While no signals from ET were detected in the Breakthrough Listen search, these data are awash with information about the star’s composition and motion within the Milky Way galaxy. Similar data has been used to classify the star, rule out stellar companions, and could potentially be used to analyze any spectral features from that star that change over time. Although most astronomers now believe the transit anomalies seen in Boyajian’s star are due to natural causes, there is also an opportunity to conduct more detailed searches for other artificial signal types, such as ensembles of laser lines or anomalous absorption features.
Collectively there are nearly 50 hours of open shutter time in the Breakthrough Listen Boyajian’s Star dataset. The collection is comprised of single epochs over several years, as well as nights containing several consecutive observations. The long time-baseline of the observations allows us to monitor the star for anything that changes over days-weeks. Multiple epochs on a single night allow discrimination between cosmic ray events and actual laser lines. Cosmic rays are the primary source of false positives in the search for laser lines.

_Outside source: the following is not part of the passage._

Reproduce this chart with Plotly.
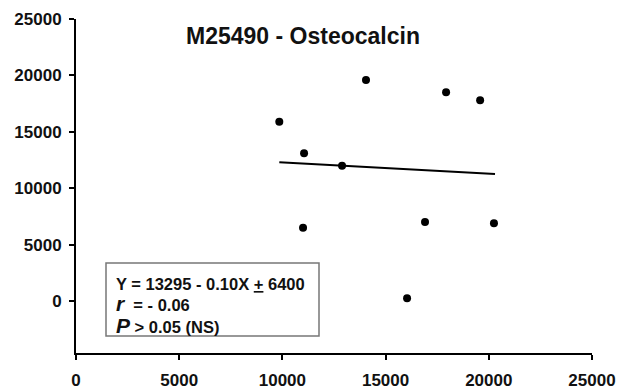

We are excited to make these data available, and hope they lead to new insights into the fascinating nature of Boyajian’s star. If you develop algorithms with these data and want to give them a try on other Breakthrough Listen data, check out the Breakthrough Listen Open Data Archive. And of course if you make an interesting discovery or have a question, let us know!
Technical specifications:
There are two data files for each observation. The first type, a raw image is the format we receive directly from the instrument. It has no formatting or calibration and the units on both axes are pixels. The second, the reduced image, is a product of the raw image and has a simpler format: intensity versus wavelength. An example filename of the reduced image is razm.212.fits. An example filename of the raw image: ucb-azm212.fits. A python tutorial containing details on opening these types of data files can be found here.
Some of these spectra are a composite of the stellar spectrum and an iodine spectrum. The spectra containing iodine are taken with a heated glass cell containing molecular iodine in the light path. These are used to determine precise radial velocities using the Doppler technique. The log file contains information on which spectra contain iodine, and which do not.